Goal of the exercise: Give every line back verbatim, dropping all images.

╔══

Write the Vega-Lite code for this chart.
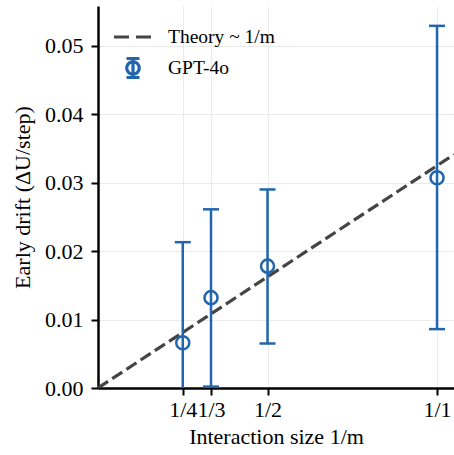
{
  "$schema": "https://vega.github.io/schema/vega-lite/v6.json",
  "width": 356,
  "height": 382,
  "autosize": {"type": "none"},
  "padding": {"left": 98, "top": 6, "right": 0, "bottom": 67},
  "background": "white",
  "config": {
    "font": "Times New Roman",
    "view": {"stroke": null},
    "axis": {
      "domainColor": "black",
      "domainWidth": 2.5,
      "tickColor": "black",
      "tickWidth": 2,
      "tickSize": 7,
      "gridColor": "#ebebeb",
      "gridWidth": 1,
      "labelColor": "black",
      "titleFontWeight": "normal",
      "titleColor": "black"
    },
    "axisX": {"labelFont": "Times New Roman", "labelFontSize": 22, "titleFont": "Times New Roman", "titleFontSize": 22, "titleFontWeight": "normal"},
    "axisY": {"labelFont": "Times New Roman", "labelFontSize": 22, "titleFont": "Times New Roman", "titleFontSize": 22, "titleFontWeight": "normal"}
  },
  "datasets": {
    "theory": [
      {"m": 0, "drift": 0, "series": "Theory ~ 1/m"},
      {"m": 1.05, "drift": 0.0341, "series": "Theory ~ 1/m"}
    ],
    "gpt": [
      {"m": 0.25, "drift": 0.0066, "lo": -0.0082, "hi": 0.0213, "series": "GPT-4o"},
      {"m": 0.3333, "drift": 0.0132, "lo": 0.0002, "hi": 0.0261, "series": "GPT-4o"},
      {"m": 0.5, "drift": 0.0178, "lo": 0.0065, "hi": 0.0290, "series": "GPT-4o"},
      {"m": 1.0, "drift": 0.0307, "lo": 0.0086, "hi": 0.0529, "series": "GPT-4o"}
    ]
  },
  "layer": [
    {
      "data": {"name": "theory"},
      "mark": {"type": "line", "strokeWidth": 3.2, "strokeDash": [12, 5], "clip": true},
      "encoding": {
        "x": {
          "field": "m", "type": "quantitative",
          "scale": {"domain": [0, 1.05], "nice": false, "zero": false},
          "axis": {
            "title": "Interaction size 1/m",
            "values": [0.25, 0.3333, 0.5, 1],
            "labelExpr": "datum.value == 0.25 ? '1/4' : (abs(datum.value - 0.3333) < 0.01 ? '1/3' : (datum.value == 0.5 ? '1/2' : '1/1'))",
            "labelFont": "Times New Roman",
            "labelFontSize": 22,
            "titleFont": "Times New Roman",
            "titleFontSize": 22,
            "titleFontWeight": "normal",
            "labelPadding": 4,
            "titlePadding": 6,
            "grid": true
          }
        },
        "y": {
          "field": "drift", "type": "quantitative",
          "scale": {"domain": [0, 0.0558], "nice": false},
          "axis": {
            "title": "Early drift (ΔU/step)",
            "values": [0, 0.01, 0.02, 0.03, 0.04, 0.05],
            "format": ".2f",
            "labelFont": "Times New Roman",
            "labelFontSize": 22,
            "titleFont": "Times New Roman",
            "titleFontSize": 22,
            "titleFontWeight": "normal",
            "labelPadding": 8,
            "titlePadding": 10,
            "grid": true
          }
        },
        "color": {
          "field": "series", "type": "nominal",
          "scale": {"domain": ["Theory ~ 1/m", "GPT-4o"], "range": ["#444444", "#2166ac"]},
          "legend": {
            "title": null,
            "orient": "none",
            "legendX": 14,
            "legendY": 10,
            "padding": 0,
            "labelFont": "Times New Roman",
            "labelFontSize": 19.5,
            "labelColor": "black",
            "labelOffset": 14,
            "rowPadding": -8,
            "symbolStrokeWidth": 3,
            "symbolType": "stroke",
            "symbolSize": 1444,
            "encode": {
              "symbols": {
                "update": {
                  "shape": {"signal": "datum.value === 'GPT-4o' ? 'M-0.62,0A0.62,0.62,0,1,0,0.62,0A0.62,0.62,0,1,0,-0.62,0M0,-0.95L0,0.95M-0.65,-0.95L0.65,-0.95M-0.65,0.95L0.65,0.95' : 'stroke'"},
                  "size": {"signal": "datum.value === 'GPT-4o' ? 400 : 1444"},
                  "strokeDash": {"signal": "datum.value === 'GPT-4o' ? [1, 0] : [15, 7]"},
                  "fill": {"value": "transparent"},
                  "strokeWidth": {"value": 3.2}
                }
              }
            }
          }
        }
      }
    },
    {
      "data": {"name": "gpt"},
      "mark": {"type": "rule", "strokeWidth": 2.5, "color": "#2166ac", "clip": true},
      "encoding": {
        "x": {"field": "m", "type": "quantitative", "axis": {"labelFont": "Times New Roman", "labelFontSize": 22, "titleFont": "Times New Roman", "titleFontSize": 22, "titleFontWeight": "normal"}},
        "y": {"field": "lo", "type": "quantitative", "axis": {"labelFont": "Times New Roman", "labelFontSize": 22, "titleFont": "Times New Roman", "titleFontSize": 22, "titleFontWeight": "normal"}},
        "y2": {"field": "hi"}
      }
    },
    {
      "data": {"name": "gpt"},
      "mark": {"type": "tick", "orient": "horizontal", "size": 16, "thickness": 2.5, "color": "#2166ac", "opacity": 1, "clip": true},
      "encoding": {
        "x": {"field": "m", "type": "quantitative", "axis": {"labelFont": "Times New Roman", "labelFontSize": 22, "titleFont": "Times New Roman", "titleFontSize": 22, "titleFontWeight": "normal"}},
        "y": {"field": "lo", "type": "quantitative", "axis": {"labelFont": "Times New Roman", "labelFontSize": 22, "titleFont": "Times New Roman", "titleFontSize": 22, "titleFontWeight": "normal"}}
      }
    },
    {
      "data": {"name": "gpt"},
      "mark": {"type": "tick", "orient": "horizontal", "size": 16, "thickness": 2.5, "color": "#2166ac", "opacity": 1, "clip": true},
      "encoding": {
        "x": {"field": "m", "type": "quantitative", "axis": {"labelFont": "Times New Roman", "labelFontSize": 22, "titleFont": "Times New Roman", "titleFontSize": 22, "titleFontWeight": "normal"}},
        "y": {"field": "hi", "type": "quantitative", "axis": {"labelFont": "Times New Roman", "labelFontSize": 22, "titleFont": "Times New Roman", "titleFontSize": 22, "titleFontWeight": "normal"}}
      }
    },
    {
      "data": {"name": "gpt"},
      "mark": {"type": "point", "shape": "circle", "filled": false, "size": 170, "strokeWidth": 2.5, "opacity": 1, "clip": true},
      "encoding": {
        "x": {"field": "m", "type": "quantitative", "axis": {"labelFont": "Times New Roman", "labelFontSize": 22, "titleFont": "Times New Roman", "titleFontSize": 22, "titleFontWeight": "normal"}},
        "y": {"field": "drift", "type": "quantitative", "axis": {"labelFont": "Times New Roman", "labelFontSize": 22, "titleFont": "Times New Roman", "titleFontSize": 22, "titleFontWeight": "normal"}},
        "color": {"field": "series", "type": "nominal"}
      }
    }
  ]
}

╚══

Result of this exercise:
Write the Vega-Lite code for this chart.
{
  "$schema": "https://vega.github.io/schema/vega-lite/v6.json",
  "width": 356,
  "height": 382,
  "autosize": {"type": "none"},
  "padding": {"left": 98, "top": 6, "right": 0, "bottom": 67},
  "background": "white",
  "config": {
    "font": "Times New Roman",
    "view": {"stroke": null},
    "axis": {
      "domainColor": "black",
      "domainWidth": 2.5,
      "tickColor": "black",
      "tickWidth": 2,
      "tickSize": 7,
      "gridColor": "#ebebeb",
      "gridWidth": 1,
      "labelColor": "black",
      "titleFontWeight": "normal",
      "titleColor": "black"
    },
    "axisX": {"labelFont": "Times New Roman", "labelFontSize": 22, "titleFont": "Times New Roman", "titleFontSize": 22, "titleFontWeight": "normal"},
    "axisY": {"labelFont": "Times New Roman", "labelFontSize": 22, "titleFont": "Times New Roman", "titleFontSize": 22, "titleFontWeight": "normal"}
  },
  "datasets": {
    "theory": [
      {"m": 0, "drift": 0, "series": "Theory ~ 1/m"},
      {"m": 1.05, "drift": 0.0341, "series": "Theory ~ 1/m"}
    ],
    "gpt": [
      {"m": 0.25, "drift": 0.0066, "lo": -0.0082, "hi": 0.0213, "series": "GPT-4o"},
      {"m": 0.3333, "drift": 0.0132, "lo": 0.0002, "hi": 0.0261, "series": "GPT-4o"},
      {"m": 0.5, "drift": 0.0178, "lo": 0.0065, "hi": 0.0290, "series": "GPT-4o"},
      {"m": 1.0, "drift": 0.0307, "lo": 0.0086, "hi": 0.0529, "series": "GPT-4o"}
    ]
  },
  "layer": [
    {
      "data": {"name": "theory"},
      "mark": {"type": "line", "strokeWidth": 3.2, "strokeDash": [12, 5], "clip": true},
      "encoding": {
        "x": {
          "field": "m", "type": "quantitative",
          "scale": {"domain": [0, 1.05], "nice": false, "zero": false},
          "axis": {
            "title": "Interaction size 1/m",
            "values": [0.25, 0.3333, 0.5, 1],
            "labelExpr": "datum.value == 0.25 ? '1/4' : (abs(datum.value - 0.3333) < 0.01 ? '1/3' : (datum.value == 0.5 ? '1/2' : '1/1'))",
            "labelFont": "Times New Roman",
            "labelFontSize": 22,
            "titleFont": "Times New Roman",
            "titleFontSize": 22,
            "titleFontWeight": "normal",
            "labelPadding": 4,
            "titlePadding": 6,
            "grid": true
          }
        },
        "y": {
          "field": "drift", "type": "quantitative",
          "scale": {"domain": [0, 0.0558], "nice": false},
          "axis": {
            "title": "Early drift (ΔU/step)",
            "values": [0, 0.01, 0.02, 0.03, 0.04, 0.05],
            "format": ".2f",
            "labelFont": "Times New Roman",
            "labelFontSize": 22,
            "titleFont": "Times New Roman",
            "titleFontSize": 22,
            "titleFontWeight": "normal",
            "labelPadding": 8,
            "titlePadding": 10,
            "grid": true
          }
        },
        "color": {
          "field": "series", "type": "nominal",
          "scale": {"domain": ["Theory ~ 1/m", "GPT-4o"], "range": ["#444444", "#2166ac"]},
          "legend": {
            "title": null,
            "orient": "none",
            "legendX": 14,
            "legendY": 10,
            "padding": 0,
            "labelFont": "Times New Roman",
            "labelFontSize": 19.5,
            "labelColor": "black",
            "labelOffset": 14,
            "rowPadding": -8,
            "symbolStrokeWidth": 3,
            "symbolType": "stroke",
            "symbolSize": 1444,
            "encode": {
              "symbols": {
                "update": {
                  "shape": {"signal": "datum.value === 'GPT-4o' ? 'M-0.62,0A0.62,0.62,0,1,0,0.62,0A0.62,0.62,0,1,0,-0.62,0M0,-0.95L0,0.95M-0.65,-0.95L0.65,-0.95M-0.65,0.95L0.65,0.95' : 'stroke'"},
                  "size": {"signal": "datum.value === 'GPT-4o' ? 400 : 1444"},
                  "strokeDash": {"signal": "datum.value === 'GPT-4o' ? [1, 0] : [15, 7]"},
                  "fill": {"value": "transparent"},
                  "strokeWidth": {"value": 3.2}
                }
              }
            }
          }
        }
      }
    },
    {
      "data": {"name": "gpt"},
      "mark": {"type": "rule", "strokeWidth": 2.5, "color": "#2166ac", "clip": true},
      "encoding": {
        "x": {"field": "m", "type": "quantitative", "axis": {"labelFont": "Times New Roman", "labelFontSize": 22, "titleFont": "Times New Roman", "titleFontSize": 22, "titleFontWeight": "normal"}},
        "y": {"field": "lo", "type": "quantitative", "axis": {"labelFont": "Times New Roman", "labelFontSize": 22, "titleFont": "Times New Roman", "titleFontSize": 22, "titleFontWeight": "normal"}},
        "y2": {"field": "hi"}
      }
    },
    {
      "data": {"name": "gpt"},
      "mark": {"type": "tick", "orient": "horizontal", "size": 16, "thickness": 2.5, "color": "#2166ac", "opacity": 1, "clip": true},
      "encoding": {
        "x": {"field": "m", "type": "quantitative", "axis": {"labelFont": "Times New Roman", "labelFontSize": 22, "titleFont": "Times New Roman", "titleFontSize": 22, "titleFontWeight": "normal"}},
        "y": {"field": "lo", "type": "quantitative", "axis": {"labelFont": "Times New Roman", "labelFontSize": 22, "titleFont": "Times New Roman", "titleFontSize": 22, "titleFontWeight": "normal"}}
      }
    },
    {
      "data": {"name": "gpt"},
      "mark": {"type": "tick", "orient": "horizontal", "size": 16, "thickness": 2.5, "color": "#2166ac", "opacity": 1, "clip": true},
      "encoding": {
        "x": {"field": "m", "type": "quantitative", "axis": {"labelFont": "Times New Roman", "labelFontSize": 22, "titleFont": "Times New Roman", "titleFontSize": 22, "titleFontWeight": "normal"}},
        "y": {"field": "hi", "type": "quantitative", "axis": {"labelFont": "Times New Roman", "labelFontSize": 22, "titleFont": "Times New Roman", "titleFontSize": 22, "titleFontWeight": "normal"}}
      }
    },
    {
      "data": {"name": "gpt"},
      "mark": {"type": "point", "shape": "circle", "filled": false, "size": 170, "strokeWidth": 2.5, "opacity": 1, "clip": true},
      "encoding": {
        "x": {"field": "m", "type": "quantitative", "axis": {"labelFont": "Times New Roman", "labelFontSize": 22, "titleFont": "Times New Roman", "titleFontSize": 22, "titleFontWeight": "normal"}},
        "y": {"field": "drift", "type": "quantitative", "axis": {"labelFont": "Times New Roman", "labelFontSize": 22, "titleFont": "Times New Roman", "titleFontSize": 22, "titleFontWeight": "normal"}},
        "color": {"field": "series", "type": "nominal"}
      }
    }
  ]
}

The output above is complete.